What to work on:
Go through the material and write it all out exactly, minus the pictures.

Charts and diagrams as code:
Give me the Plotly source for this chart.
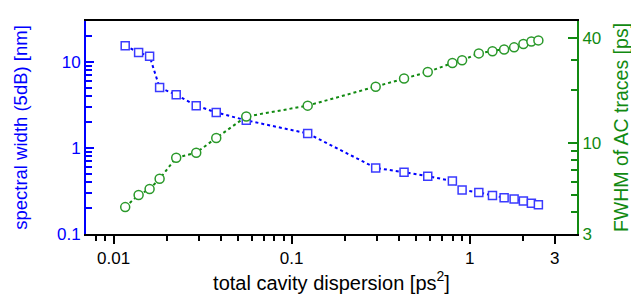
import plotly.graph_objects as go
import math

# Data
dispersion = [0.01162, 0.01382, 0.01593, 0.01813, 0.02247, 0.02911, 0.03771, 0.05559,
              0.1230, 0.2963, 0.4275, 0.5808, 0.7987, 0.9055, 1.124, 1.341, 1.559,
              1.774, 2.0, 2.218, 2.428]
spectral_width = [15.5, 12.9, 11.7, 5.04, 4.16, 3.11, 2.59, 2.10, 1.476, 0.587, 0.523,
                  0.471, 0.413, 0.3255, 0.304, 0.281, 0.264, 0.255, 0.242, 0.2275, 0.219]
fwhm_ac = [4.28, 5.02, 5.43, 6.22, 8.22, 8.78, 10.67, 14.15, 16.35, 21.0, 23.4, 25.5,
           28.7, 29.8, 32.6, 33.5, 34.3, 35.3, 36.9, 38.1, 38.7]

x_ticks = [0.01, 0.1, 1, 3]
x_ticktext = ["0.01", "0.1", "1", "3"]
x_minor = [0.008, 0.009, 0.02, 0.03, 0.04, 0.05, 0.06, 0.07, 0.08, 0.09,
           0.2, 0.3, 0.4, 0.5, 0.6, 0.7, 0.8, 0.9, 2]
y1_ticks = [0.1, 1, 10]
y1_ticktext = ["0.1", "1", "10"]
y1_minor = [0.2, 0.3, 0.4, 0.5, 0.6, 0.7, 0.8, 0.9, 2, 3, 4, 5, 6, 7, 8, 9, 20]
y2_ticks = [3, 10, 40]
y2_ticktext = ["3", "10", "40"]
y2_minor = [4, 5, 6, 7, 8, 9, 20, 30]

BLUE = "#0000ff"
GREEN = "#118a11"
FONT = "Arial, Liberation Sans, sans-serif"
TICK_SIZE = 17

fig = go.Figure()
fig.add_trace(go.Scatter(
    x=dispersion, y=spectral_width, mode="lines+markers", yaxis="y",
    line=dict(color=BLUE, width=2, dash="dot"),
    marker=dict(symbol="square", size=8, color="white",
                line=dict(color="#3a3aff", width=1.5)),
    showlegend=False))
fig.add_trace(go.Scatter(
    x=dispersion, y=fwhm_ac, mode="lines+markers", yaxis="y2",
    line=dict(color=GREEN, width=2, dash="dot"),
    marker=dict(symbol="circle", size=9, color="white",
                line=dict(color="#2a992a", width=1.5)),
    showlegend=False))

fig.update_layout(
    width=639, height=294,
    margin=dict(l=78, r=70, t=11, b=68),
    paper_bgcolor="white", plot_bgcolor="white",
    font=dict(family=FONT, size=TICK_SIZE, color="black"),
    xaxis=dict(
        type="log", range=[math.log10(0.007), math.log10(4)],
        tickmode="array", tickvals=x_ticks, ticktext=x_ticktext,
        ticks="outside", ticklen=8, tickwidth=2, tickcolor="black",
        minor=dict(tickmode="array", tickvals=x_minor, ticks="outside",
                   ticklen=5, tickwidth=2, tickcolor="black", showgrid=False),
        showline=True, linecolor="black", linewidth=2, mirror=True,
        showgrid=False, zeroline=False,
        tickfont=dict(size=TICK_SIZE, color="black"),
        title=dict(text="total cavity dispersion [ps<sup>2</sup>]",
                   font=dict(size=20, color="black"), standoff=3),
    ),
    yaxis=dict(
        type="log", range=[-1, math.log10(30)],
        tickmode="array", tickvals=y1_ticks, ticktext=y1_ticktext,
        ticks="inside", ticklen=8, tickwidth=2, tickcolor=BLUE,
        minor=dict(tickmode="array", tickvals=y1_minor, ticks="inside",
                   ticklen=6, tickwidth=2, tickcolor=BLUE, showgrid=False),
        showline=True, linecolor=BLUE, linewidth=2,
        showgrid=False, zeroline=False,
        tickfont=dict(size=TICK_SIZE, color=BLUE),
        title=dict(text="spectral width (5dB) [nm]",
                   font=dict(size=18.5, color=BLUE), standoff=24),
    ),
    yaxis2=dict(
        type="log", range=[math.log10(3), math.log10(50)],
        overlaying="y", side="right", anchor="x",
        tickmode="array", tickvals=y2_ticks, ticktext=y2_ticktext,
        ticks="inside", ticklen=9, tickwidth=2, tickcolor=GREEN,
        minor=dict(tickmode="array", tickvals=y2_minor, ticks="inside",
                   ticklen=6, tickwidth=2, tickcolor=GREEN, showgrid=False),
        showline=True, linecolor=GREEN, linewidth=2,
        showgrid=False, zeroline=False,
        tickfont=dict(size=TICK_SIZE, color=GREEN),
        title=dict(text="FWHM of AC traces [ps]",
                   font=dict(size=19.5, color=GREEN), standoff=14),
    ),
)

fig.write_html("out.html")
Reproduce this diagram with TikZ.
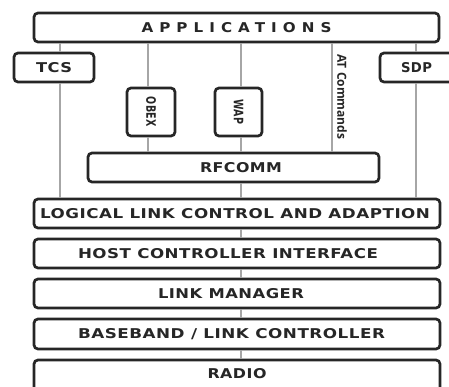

Finished exercise:
Give me the Plotly source for this chart.
import plotly.graph_objects as go
import math

# Data
dispersion = [0.01162, 0.01382, 0.01593, 0.01813, 0.02247, 0.02911, 0.03771, 0.05559,
              0.1230, 0.2963, 0.4275, 0.5808, 0.7987, 0.9055, 1.124, 1.341, 1.559,
              1.774, 2.0, 2.218, 2.428]
spectral_width = [15.5, 12.9, 11.7, 5.04, 4.16, 3.11, 2.59, 2.10, 1.476, 0.587, 0.523,
                  0.471, 0.413, 0.3255, 0.304, 0.281, 0.264, 0.255, 0.242, 0.2275, 0.219]
fwhm_ac = [4.28, 5.02, 5.43, 6.22, 8.22, 8.78, 10.67, 14.15, 16.35, 21.0, 23.4, 25.5,
           28.7, 29.8, 32.6, 33.5, 34.3, 35.3, 36.9, 38.1, 38.7]

x_ticks = [0.01, 0.1, 1, 3]
x_ticktext = ["0.01", "0.1", "1", "3"]
x_minor = [0.008, 0.009, 0.02, 0.03, 0.04, 0.05, 0.06, 0.07, 0.08, 0.09,
           0.2, 0.3, 0.4, 0.5, 0.6, 0.7, 0.8, 0.9, 2]
y1_ticks = [0.1, 1, 10]
y1_ticktext = ["0.1", "1", "10"]
y1_minor = [0.2, 0.3, 0.4, 0.5, 0.6, 0.7, 0.8, 0.9, 2, 3, 4, 5, 6, 7, 8, 9, 20]
y2_ticks = [3, 10, 40]
y2_ticktext = ["3", "10", "40"]
y2_minor = [4, 5, 6, 7, 8, 9, 20, 30]

BLUE = "#0000ff"
GREEN = "#118a11"
FONT = "Arial, Liberation Sans, sans-serif"
TICK_SIZE = 17

fig = go.Figure()
fig.add_trace(go.Scatter(
    x=dispersion, y=spectral_width, mode="lines+markers", yaxis="y",
    line=dict(color=BLUE, width=2, dash="dot"),
    marker=dict(symbol="square", size=8, color="white",
                line=dict(color="#3a3aff", width=1.5)),
    showlegend=False))
fig.add_trace(go.Scatter(
    x=dispersion, y=fwhm_ac, mode="lines+markers", yaxis="y2",
    line=dict(color=GREEN, width=2, dash="dot"),
    marker=dict(symbol="circle", size=9, color="white",
                line=dict(color="#2a992a", width=1.5)),
    showlegend=False))

fig.update_layout(
    width=639, height=294,
    margin=dict(l=78, r=70, t=11, b=68),
    paper_bgcolor="white", plot_bgcolor="white",
    font=dict(family=FONT, size=TICK_SIZE, color="black"),
    xaxis=dict(
        type="log", range=[math.log10(0.007), math.log10(4)],
        tickmode="array", tickvals=x_ticks, ticktext=x_ticktext,
        ticks="outside", ticklen=8, tickwidth=2, tickcolor="black",
        minor=dict(tickmode="array", tickvals=x_minor, ticks="outside",
                   ticklen=5, tickwidth=2, tickcolor="black", showgrid=False),
        showline=True, linecolor="black", linewidth=2, mirror=True,
        showgrid=False, zeroline=False,
        tickfont=dict(size=TICK_SIZE, color="black"),
        title=dict(text="total cavity dispersion [ps<sup>2</sup>]",
                   font=dict(size=20, color="black"), standoff=3),
    ),
    yaxis=dict(
        type="log", range=[-1, math.log10(30)],
        tickmode="array", tickvals=y1_ticks, ticktext=y1_ticktext,
        ticks="inside", ticklen=8, tickwidth=2, tickcolor=BLUE,
        minor=dict(tickmode="array", tickvals=y1_minor, ticks="inside",
                   ticklen=6, tickwidth=2, tickcolor=BLUE, showgrid=False),
        showline=True, linecolor=BLUE, linewidth=2,
        showgrid=False, zeroline=False,
        tickfont=dict(size=TICK_SIZE, color=BLUE),
        title=dict(text="spectral width (5dB) [nm]",
                   font=dict(size=18.5, color=BLUE), standoff=24),
    ),
    yaxis2=dict(
        type="log", range=[math.log10(3), math.log10(50)],
        overlaying="y", side="right", anchor="x",
        tickmode="array", tickvals=y2_ticks, ticktext=y2_ticktext,
        ticks="inside", ticklen=9, tickwidth=2, tickcolor=GREEN,
        minor=dict(tickmode="array", tickvals=y2_minor, ticks="inside",
                   ticklen=6, tickwidth=2, tickcolor=GREEN, showgrid=False),
        showline=True, linecolor=GREEN, linewidth=2,
        showgrid=False, zeroline=False,
        tickfont=dict(size=TICK_SIZE, color=GREEN),
        title=dict(text="FWHM of AC traces [ps]",
                   font=dict(size=19.5, color=GREEN), standoff=14),
    ),
)

fig.write_html("out.html")
Reproduce this diagram with TikZ.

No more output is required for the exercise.